C. and I had a chat about one of the pieces I read at Illicit Ink earlier in the year. He said he thought it worked better as a spoken piece than a written one but couldn’t tell me why. I asked if it was because that it was in the first person. It has very little personal information about the narrator except that she has breasts and wears a bra. When I am on stage reading it, I become that woman – the first person is automatically my person – so the audience knows what she looks like, how old she is, where she’s from. None of that information is in the story. Many of my first-person pieces leave social context out: they are not about what I consider to be gender-, age- or class-specific experiences so that info feels redundant.

An early story of mine, and one of my personal favourites, Neon Tetra Suicides, didn’t originally specify the gender of the narrator. In my head, he was a man, but it didn’t matter to the story. It was about someone staying at friends’ while their flat was empty. What happened didn’t depend on the narrator’s age, class, nationality, race, sexuality or gender*. After reading an editor’s blog which said something along the lines of ‘Don’t send me a story where the narrator is ambiguous or doesn’t have a name’ I added gender indicators. My guy turned into a woman. Well, he turned into someone who goes to business meetings in skirts and tights. There’s still no name but we assume gender from the clothing. (Even with gender indications, Neon Tetras doesn’t sell so uncertainty about who the narrator is obviously isn’t its only problem. But that’s another story.)

But why should that matter?” C. asked me after I suggested that the lack of biographical content was why he preferred Mouth spoken. And that’s the question. I don’t know why, but I know that it does. Last December, I had a 100-word first-person story published online and in the comments one reader asked if the narrator was a man or a woman. For 100 words I didn’t think the gender mattered: either sex can milk cows and chop up frozen zombies with a chain saw. That’s just country living. But my audience clearly did think it was important.

I was asked to change the gender of Mouth‘s narrator for Liar’s League Hong Kong. It took very little effort. I changed a breast to a nipple, a top to a shirt and removed a reference to bras. The gender of the narrator can’t have been that important to the core of the story if that was all it took. For the performance it makes all the difference, however: it was read by a man and that man embodies the narrator.
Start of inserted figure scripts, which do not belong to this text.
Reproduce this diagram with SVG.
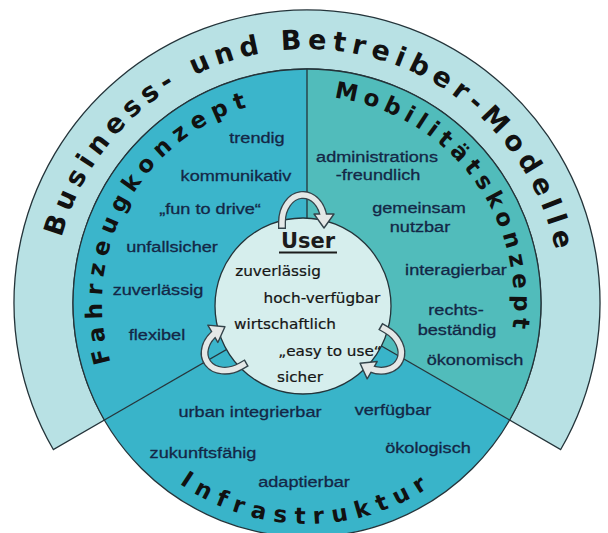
<svg xmlns="http://www.w3.org/2000/svg" xmlns:xlink="http://www.w3.org/1999/xlink" width="608" height="533" viewBox="0 0 608 533">
  <style>
    .edge { stroke: #24343a; stroke-width: 1.3; }
    .divider { stroke: #24343a; stroke-width: 1.3; fill: none; }
    .arc-title { font-family: "DejaVu Sans", Verdana, sans-serif; font-weight: bold; fill: #111; }
    .item { font-family: "Liberation Sans", Arial, sans-serif; font-size: 15.5px; fill: #142746; stroke: #142746; stroke-width: 0.3; text-anchor: middle; }
    .user-item { font-family: "DejaVu Sans", Verdana, sans-serif; font-size: 13.5px; fill: #151515; stroke: #151515; stroke-width: 0.2; text-anchor: middle; }
  </style>
  <defs>
    <path id="band-arc" d="M53,303 A254,254 0 0 1 561,303"/>
    <path id="left-arc" d="M207.6,482.3 A205,205 0 0 1 406.4,123.7"/>
    <path id="right-arc" d="M182.4,137.7 A207,207 0 0 1 431.6,468.3"/>
    <path id="bottom-arc" d="M86,303 A221,221 0 0 0 528,303"/>
    <!-- curved turn arrow, drawn at the top of the user circle (origin = circle centre) -->
    <g id="turn">
      <path d="M-21,-77 L-21,-84 A21,27 0 0 1 20.3,-91" fill="none" stroke="#33434a" stroke-width="8"/>
      <polygon points="11,-92 31,-92 21,-78" fill="#e4e8e7" stroke="#33434a" stroke-width="1.4" stroke-linejoin="round"/>
      <path d="M-21,-78.5 L-21,-84 A21,27 0 0 1 20.77,-88" fill="none" stroke="#e4e8e7" stroke-width="5.4"/>
    </g>
  </defs>

  <!-- outer band: Business- und Betreiber-Modelle -->
  <g id="band">
    <path d="M53.3,449.5 A293,293 0 1 1 560.7,449.5 L509.6,420 A234,234 0 1 0 104.4,420 Z" fill="#b8e1e4" class="edge"/>
    <text class="arc-title" font-size="27" letter-spacing="6"><textPath xlink:href="#band-arc" href="#band-arc" startOffset="408" text-anchor="middle">Business- und Betreiber-Modelle</textPath></text>
  </g>

  <!-- three sectors of the inner disc -->
  <g id="fahrzeugkonzept">
    <path d="M307,303 L104.4,420 A234,234 0 0 1 307,69 Z" fill="#3bb5cb"/>
  </g>
  <g id="mobilitaetskonzept">
    <path d="M307,303 L307,69 A234,234 0 0 1 509.6,420 Z" fill="#51bcbb"/>
  </g>
  <g id="infrastruktur">
    <path d="M307,303 L509.6,420 A234,234 0 0 1 104.4,420 Z" fill="#39b4c9"/>
  </g>
  <circle cx="307" cy="303" r="234" fill="none" class="edge"/>

  <g id="connectors">
    <line x1="307" y1="69" x2="307" y2="303" class="divider"/>
    <line x1="104.4" y1="420" x2="307" y2="303" class="divider"/>
    <line x1="509.6" y1="420" x2="307" y2="303" class="divider"/>
  </g>

  <!-- sector titles -->
  <text class="arc-title" font-size="23" letter-spacing="7"><textPath xlink:href="#left-arc" href="#left-arc" startOffset="50%" text-anchor="middle">Fahrzeugkonzept</textPath></text>
  <text class="arc-title" font-size="23" letter-spacing="5.6"><textPath xlink:href="#right-arc" href="#right-arc" startOffset="50%" text-anchor="middle">Mobilitätskonzept</textPath></text>
  <text class="arc-title" font-size="23" letter-spacing="8"><textPath xlink:href="#bottom-arc" href="#bottom-arc" startOffset="50%" text-anchor="middle">Infrastruktur</textPath></text>

  <!-- Fahrzeugkonzept items -->
  <g id="fahrzeug-items">
    <text class="item" transform="translate(257,143) scale(1.17,1)">trendig</text>
    <text class="item" transform="translate(236,181) scale(1.17,1)">kommunikativ</text>
    <text class="item" transform="translate(210,214) scale(1.17,1)">„fun to drive“</text>
    <text class="item" transform="translate(172,252) scale(1.17,1)">unfallsicher</text>
    <text class="item" transform="translate(158,295) scale(1.17,1)">zuverlässig</text>
    <text class="item" transform="translate(157,340) scale(1.17,1)">flexibel</text>
  </g>

  <!-- Mobilitätskonzept items -->
  <g id="mobilitaet-items">
    <text class="item" transform="translate(377,162) scale(1.17,1)">administrations</text>
    <text class="item" transform="translate(378,180) scale(1.17,1)">-freundlich</text>
    <text class="item" transform="translate(419,213) scale(1.17,1)">gemeinsam</text>
    <text class="item" transform="translate(420,232) scale(1.17,1)">nutzbar</text>
    <text class="item" transform="translate(456,275) scale(1.17,1)">interagierbar</text>
    <text class="item" transform="translate(456,315) scale(1.17,1)">rechts-</text>
    <text class="item" transform="translate(457,335) scale(1.17,1)">beständig</text>
    <text class="item" transform="translate(475,365) scale(1.17,1)">ökonomisch</text>
  </g>

  <!-- Infrastruktur items -->
  <g id="infrastruktur-items">
    <text class="item" transform="translate(250,417) scale(1.17,1)">urban integrierbar</text>
    <text class="item" transform="translate(393,415) scale(1.17,1)">verfügbar</text>
    <text class="item" transform="translate(203,458) scale(1.17,1)">zukunftsfähig</text>
    <text class="item" transform="translate(428,453) scale(1.17,1)">ökologisch</text>
    <text class="item" transform="translate(304,487) scale(1.17,1)">adaptierbar</text>
  </g>

  <!-- central user node -->
  <g id="user">
    <circle cx="303" cy="306" r="88" fill="#d6eeed" class="edge"/>
    <text x="308" y="248" font-family="'DejaVu Sans', Verdana, sans-serif" font-size="21" font-weight="bold" fill="#1c1c1c" text-anchor="middle">User</text>
    <line x1="279" y1="252.5" x2="337" y2="252.5" stroke="#1c1c1c" stroke-width="2"/>
    <text class="user-item" transform="translate(278,276) scale(1.13,1)">zuverlässig</text>
    <text class="user-item" transform="translate(322,303) scale(1.13,1)">hoch-verfügbar</text>
    <text class="user-item" transform="translate(285,329) scale(1.13,1)">wirtschaftlich</text>
    <text class="user-item" transform="translate(330,356) scale(1.13,1)">„easy to use“</text>
    <text class="user-item" transform="translate(300,382) scale(1.13,1)">sicher</text>
  </g>

  <!-- turn arrows between the sectors -->
  <g id="arrows">
    <use xlink:href="#turn" href="#turn" transform="translate(303,306)"/>
    <use xlink:href="#turn" href="#turn" transform="translate(303,306) rotate(120)"/>
    <use xlink:href="#turn" href="#turn" transform="translate(303,306) rotate(240)"/>
  </g>
</svg>
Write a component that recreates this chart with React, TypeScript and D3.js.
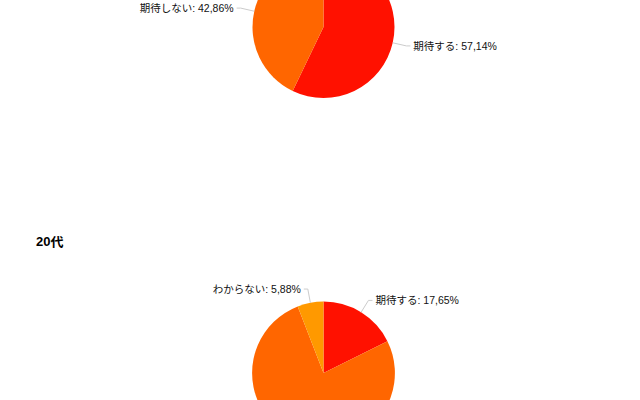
import React from "react";
import * as d3 from "d3";

const topLabels = ["期待する", "期待しない"];
const topValues = [57.14, 42.86];
const topColors = ["#ff1100", "#ff6600"];

const title20s = "20代";
const labels20s = ["期待する", "期待しない", "わからない"];
const values20s = [17.65, 76.47, 5.88];
const colors20s = ["#ff1100", "#ff6600", "#ff9900"];

const FONT = "'Liberation Sans', Arial, 'Noto Sans CJK JP', sans-serif";
const W = 640;
const H = 400;

type PieProps = {
  cx: number;
  cy: number;
  r: number;
  labels: string[];
  values: number[];
  colors: string[];
};

function Pie({ cx, cy, r, labels, values, colors }: PieProps) {
  const data = labels.map((l, i) => ({ label: l, value: values[i], color: colors[i] }));
  const pie = d3.pie<{ label: string; value: number; color: string }>().sort(null).value((d) => d.value);
  const arcs = pie(data);
  const arc = d3.arc<d3.PieArcDatum<any>>().innerRadius(0).outerRadius(r);
  const fmt = (v: number) => v.toFixed(2).replace(".", ",") + "%";
  return (
    <g transform={`translate(${cx},${cy})`}>
      {arcs.map((a, i) => (
        <path key={i} d={arc(a) || ""} fill={a.data.color} stroke="none" />
      ))}
      {arcs.map((a, i) => {
        const mid = (a.startAngle + a.endAngle) / 2;
        const sx = Math.sin(mid) * r;
        const sy = -Math.cos(mid) * r;
        const ex = Math.sin(mid) * (r + 14);
        const ey = -Math.cos(mid) * (r + 14);
        // labels lying outside the visible page are not drawn (cropped in the reference)
        if (cy + ey > H + 5 || cy + ey < -5) return null;
        const right = Math.sin(mid) >= 0;
        const hx = ex + (right ? 4 : -4);
        const tx = hx + (right ? 3 : -3);
        return (
          <g key={"l" + i}>
            <polyline
              points={`${sx},${sy} ${ex},${ey} ${hx},${ey}`}
              fill="none"
              stroke="#cccccc"
              strokeWidth={1}
            />
            <text
              x={tx}
              y={ey}
              textAnchor={right ? "start" : "end"}
              dominantBaseline="central"
              fontFamily={FONT}
              fontSize={10.5}
              fill="#111"
            >
              {a.data.label}: {fmt(a.data.value)}
            </text>
          </g>
        );
      })}
    </g>
  );
}

export default function App() {
  return (
    <svg
      width={W}
      height={H}
      style={{ position: "absolute", left: 0, top: 0, background: "#fff" }}
    >
      <rect width={W} height={H} fill="#fff" />
      <Pie cx={323.5} cy={27} r={71} labels={topLabels} values={topValues} colors={topColors} />
      <text x={36} y={241} dominantBaseline="central" fontFamily={FONT} fontSize={13} fontWeight="bold" fill="#000">
        {title20s}
      </text>
      <Pie cx={323.5} cy={373} r={71.4} labels={labels20s} values={values20s} colors={colors20s} />
    </svg>
  );
}
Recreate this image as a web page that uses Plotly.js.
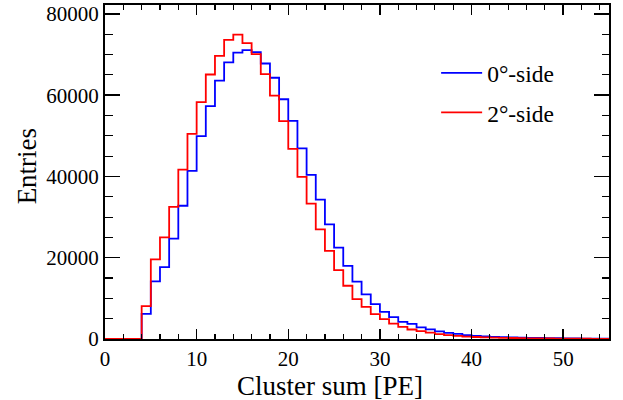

Unfortunately, I can’t think of any short first-person stories that I have read where I didn’t know basic biographical information about the narrator so I can’t tell whether I, too, want to know these things. That same fact makes me think that I do or more writers would leave them out. My perspective isn’t that of a pepper corn in a salt cellar: I’m not a uniquely socially blind individual. If I don’t think it’s necessary in the stories I write, that’s probably because I already know. I have an image in my head, one clear enough to satisfy my needs for detail. I need to remember to share that image, no matter how sketchy, with my audience. I don’t want to lose them to unnecessary questions.

 

* Saying that, there are some indications of age – the friends have children – and class – the narrator attends business meetings and mostly works from home on a laptop.